Records to use
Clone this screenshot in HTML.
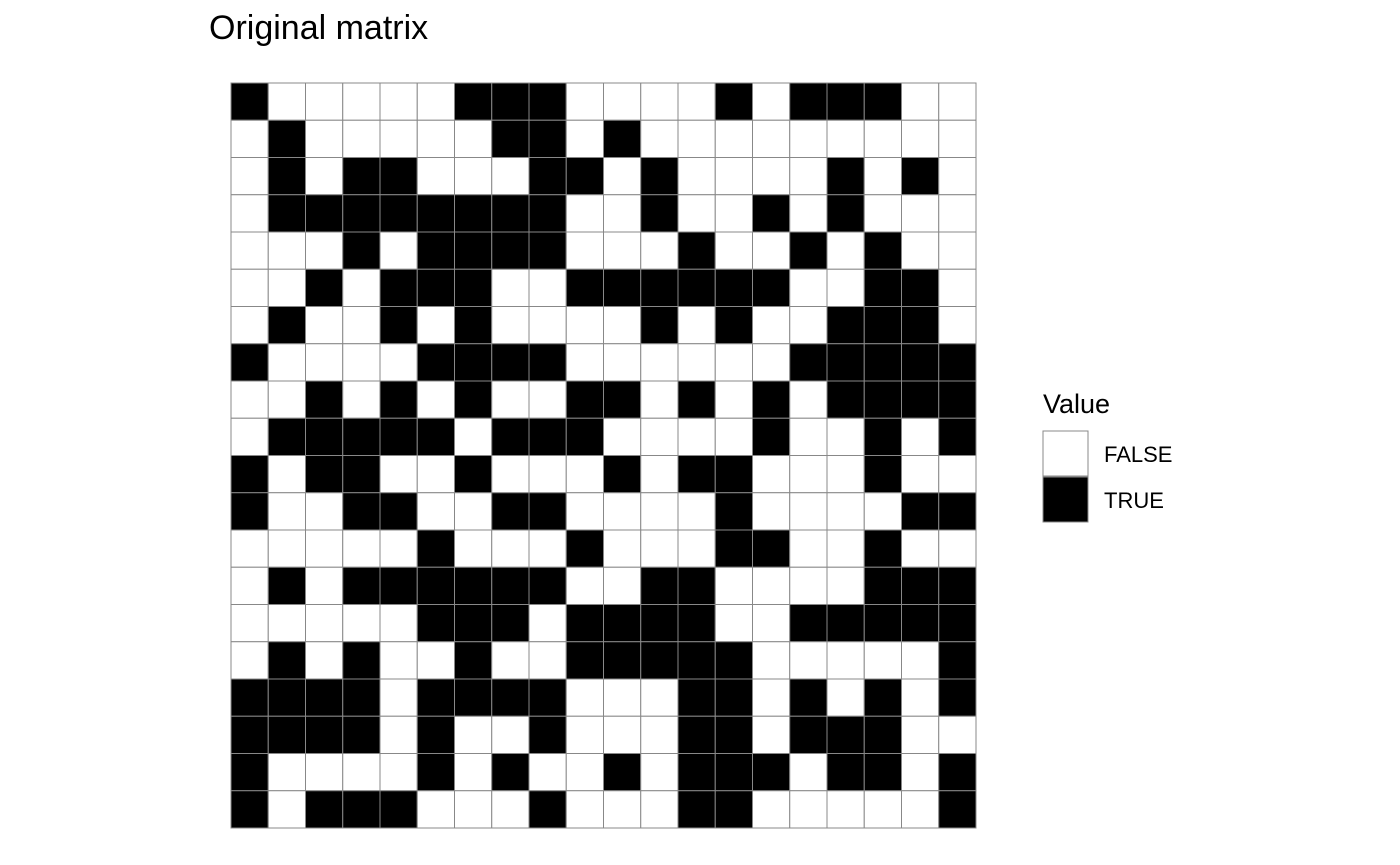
* * *
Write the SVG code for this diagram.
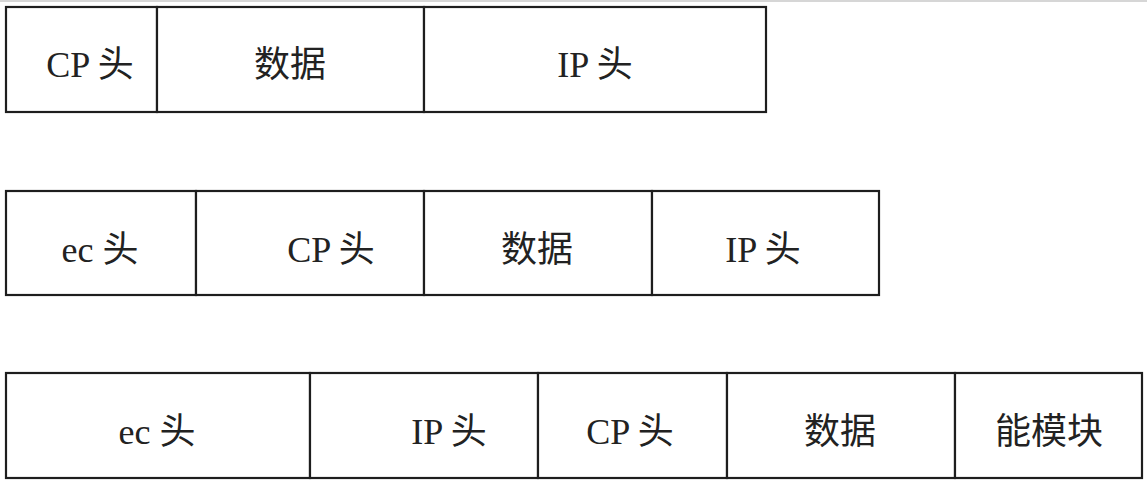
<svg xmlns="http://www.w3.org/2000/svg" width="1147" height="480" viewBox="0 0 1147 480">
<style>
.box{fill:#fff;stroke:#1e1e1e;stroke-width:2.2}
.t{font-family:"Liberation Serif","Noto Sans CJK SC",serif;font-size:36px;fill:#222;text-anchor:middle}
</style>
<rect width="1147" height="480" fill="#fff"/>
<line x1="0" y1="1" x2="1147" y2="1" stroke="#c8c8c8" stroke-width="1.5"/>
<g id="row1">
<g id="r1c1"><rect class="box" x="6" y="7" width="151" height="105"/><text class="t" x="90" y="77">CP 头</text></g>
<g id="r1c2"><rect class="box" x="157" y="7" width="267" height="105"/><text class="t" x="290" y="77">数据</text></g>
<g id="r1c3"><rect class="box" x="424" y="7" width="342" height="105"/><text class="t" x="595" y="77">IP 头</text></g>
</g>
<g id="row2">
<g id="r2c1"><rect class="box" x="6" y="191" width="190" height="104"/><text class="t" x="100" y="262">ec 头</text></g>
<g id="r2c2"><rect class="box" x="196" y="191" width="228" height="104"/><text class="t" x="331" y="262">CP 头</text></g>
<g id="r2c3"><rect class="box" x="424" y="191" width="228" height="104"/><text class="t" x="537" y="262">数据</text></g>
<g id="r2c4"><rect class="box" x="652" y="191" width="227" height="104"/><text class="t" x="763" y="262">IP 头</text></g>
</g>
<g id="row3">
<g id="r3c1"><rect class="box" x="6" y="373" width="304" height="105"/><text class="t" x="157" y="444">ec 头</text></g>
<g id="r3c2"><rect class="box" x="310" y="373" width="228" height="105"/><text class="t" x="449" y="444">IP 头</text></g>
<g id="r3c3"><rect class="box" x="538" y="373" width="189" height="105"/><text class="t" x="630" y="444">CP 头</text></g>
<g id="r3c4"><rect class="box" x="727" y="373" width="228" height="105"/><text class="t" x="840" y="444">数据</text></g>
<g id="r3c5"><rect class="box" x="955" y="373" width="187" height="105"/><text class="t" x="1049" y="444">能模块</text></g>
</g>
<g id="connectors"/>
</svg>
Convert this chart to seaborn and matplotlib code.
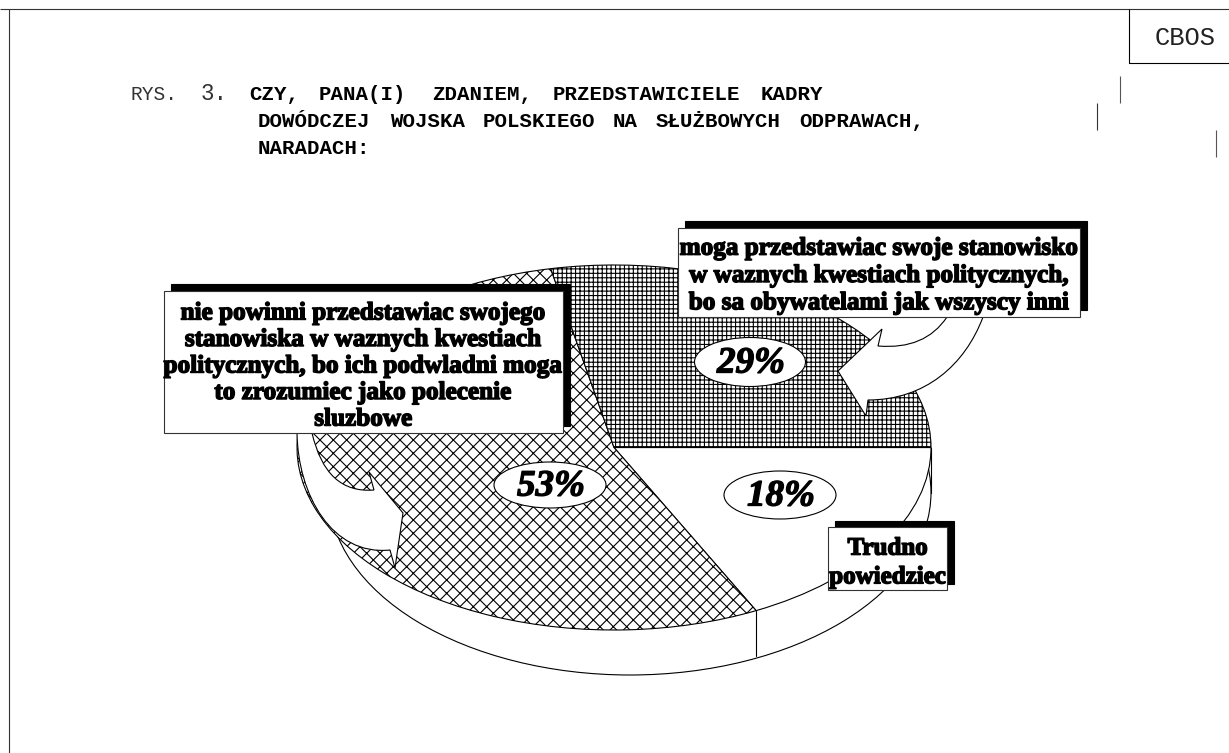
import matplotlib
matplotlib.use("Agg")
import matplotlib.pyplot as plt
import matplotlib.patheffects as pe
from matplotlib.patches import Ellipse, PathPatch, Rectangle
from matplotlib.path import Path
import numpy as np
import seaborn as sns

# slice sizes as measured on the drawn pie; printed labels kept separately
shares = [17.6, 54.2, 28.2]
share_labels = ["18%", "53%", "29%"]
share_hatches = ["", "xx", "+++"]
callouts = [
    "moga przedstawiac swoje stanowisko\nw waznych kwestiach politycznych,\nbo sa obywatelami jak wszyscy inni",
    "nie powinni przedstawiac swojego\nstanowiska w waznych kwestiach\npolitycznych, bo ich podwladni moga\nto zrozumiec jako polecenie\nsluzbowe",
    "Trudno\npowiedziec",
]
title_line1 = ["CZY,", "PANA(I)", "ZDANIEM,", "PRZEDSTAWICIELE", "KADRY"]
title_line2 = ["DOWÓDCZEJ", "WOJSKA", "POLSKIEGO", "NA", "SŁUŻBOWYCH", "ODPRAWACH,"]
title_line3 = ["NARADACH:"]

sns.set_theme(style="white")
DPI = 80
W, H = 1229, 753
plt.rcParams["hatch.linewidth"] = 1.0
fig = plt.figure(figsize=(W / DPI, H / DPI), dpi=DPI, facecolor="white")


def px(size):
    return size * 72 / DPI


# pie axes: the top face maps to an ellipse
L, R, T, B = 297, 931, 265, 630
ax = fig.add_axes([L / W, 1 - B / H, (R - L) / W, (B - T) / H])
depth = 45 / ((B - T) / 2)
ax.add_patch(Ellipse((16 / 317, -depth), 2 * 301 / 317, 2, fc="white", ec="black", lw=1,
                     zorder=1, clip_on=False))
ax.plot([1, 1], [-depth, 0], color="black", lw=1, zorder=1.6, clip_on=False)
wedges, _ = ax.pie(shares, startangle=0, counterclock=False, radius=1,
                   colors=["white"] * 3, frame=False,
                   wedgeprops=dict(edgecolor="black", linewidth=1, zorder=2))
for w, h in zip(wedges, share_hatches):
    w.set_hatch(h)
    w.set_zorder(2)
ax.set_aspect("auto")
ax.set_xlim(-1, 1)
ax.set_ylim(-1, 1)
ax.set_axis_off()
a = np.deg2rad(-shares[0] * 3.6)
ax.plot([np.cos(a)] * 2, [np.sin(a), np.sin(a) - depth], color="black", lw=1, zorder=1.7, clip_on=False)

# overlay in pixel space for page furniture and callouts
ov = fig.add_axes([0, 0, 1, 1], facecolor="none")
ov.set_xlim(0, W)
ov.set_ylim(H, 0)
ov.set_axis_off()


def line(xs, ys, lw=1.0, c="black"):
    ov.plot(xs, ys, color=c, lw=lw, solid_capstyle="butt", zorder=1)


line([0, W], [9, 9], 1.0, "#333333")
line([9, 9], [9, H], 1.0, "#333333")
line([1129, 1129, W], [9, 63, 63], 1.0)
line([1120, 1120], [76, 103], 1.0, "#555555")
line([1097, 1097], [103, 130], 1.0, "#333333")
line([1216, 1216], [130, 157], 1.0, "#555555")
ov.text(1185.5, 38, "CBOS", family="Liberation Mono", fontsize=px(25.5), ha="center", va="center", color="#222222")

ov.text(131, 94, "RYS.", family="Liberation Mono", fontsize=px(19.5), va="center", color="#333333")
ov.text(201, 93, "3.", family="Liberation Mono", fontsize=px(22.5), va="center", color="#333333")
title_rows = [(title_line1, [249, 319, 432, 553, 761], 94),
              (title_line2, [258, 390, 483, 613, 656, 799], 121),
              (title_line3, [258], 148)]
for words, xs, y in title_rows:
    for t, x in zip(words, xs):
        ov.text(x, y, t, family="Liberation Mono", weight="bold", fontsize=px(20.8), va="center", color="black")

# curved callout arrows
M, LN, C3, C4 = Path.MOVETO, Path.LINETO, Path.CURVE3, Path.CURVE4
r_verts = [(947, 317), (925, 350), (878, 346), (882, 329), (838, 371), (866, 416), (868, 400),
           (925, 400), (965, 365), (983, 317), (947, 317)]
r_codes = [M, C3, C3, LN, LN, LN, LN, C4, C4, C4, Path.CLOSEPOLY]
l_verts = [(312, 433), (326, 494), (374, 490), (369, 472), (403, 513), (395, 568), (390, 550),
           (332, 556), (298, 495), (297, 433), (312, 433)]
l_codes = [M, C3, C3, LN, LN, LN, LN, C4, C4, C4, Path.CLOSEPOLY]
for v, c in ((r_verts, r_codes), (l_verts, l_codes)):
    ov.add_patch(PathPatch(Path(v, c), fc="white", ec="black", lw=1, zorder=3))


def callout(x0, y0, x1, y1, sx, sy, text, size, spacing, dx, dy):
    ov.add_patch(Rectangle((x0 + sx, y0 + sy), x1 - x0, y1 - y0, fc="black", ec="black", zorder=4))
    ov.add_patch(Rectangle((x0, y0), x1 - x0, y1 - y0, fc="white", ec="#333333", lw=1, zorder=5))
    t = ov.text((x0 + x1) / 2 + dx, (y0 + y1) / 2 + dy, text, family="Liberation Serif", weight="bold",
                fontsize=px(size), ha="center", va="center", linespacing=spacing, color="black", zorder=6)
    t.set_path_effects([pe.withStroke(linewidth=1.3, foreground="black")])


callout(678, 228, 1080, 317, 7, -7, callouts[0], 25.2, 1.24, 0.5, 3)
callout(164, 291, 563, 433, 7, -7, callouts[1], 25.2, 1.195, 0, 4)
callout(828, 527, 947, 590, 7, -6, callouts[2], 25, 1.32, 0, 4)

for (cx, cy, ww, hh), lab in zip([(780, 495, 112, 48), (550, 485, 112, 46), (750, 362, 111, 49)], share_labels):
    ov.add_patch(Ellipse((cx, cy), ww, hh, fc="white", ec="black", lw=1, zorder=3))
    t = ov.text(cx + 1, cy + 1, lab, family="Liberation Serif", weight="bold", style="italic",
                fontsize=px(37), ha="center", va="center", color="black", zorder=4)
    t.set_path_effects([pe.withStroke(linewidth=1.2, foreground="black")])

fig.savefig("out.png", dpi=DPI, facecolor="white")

Given problem
From the data above, copy each line that holds "this".

The answer
Clone this screenshot in HTML.
Write the SVG code for this diagram.
Convert this chart to seaborn and matplotlib code.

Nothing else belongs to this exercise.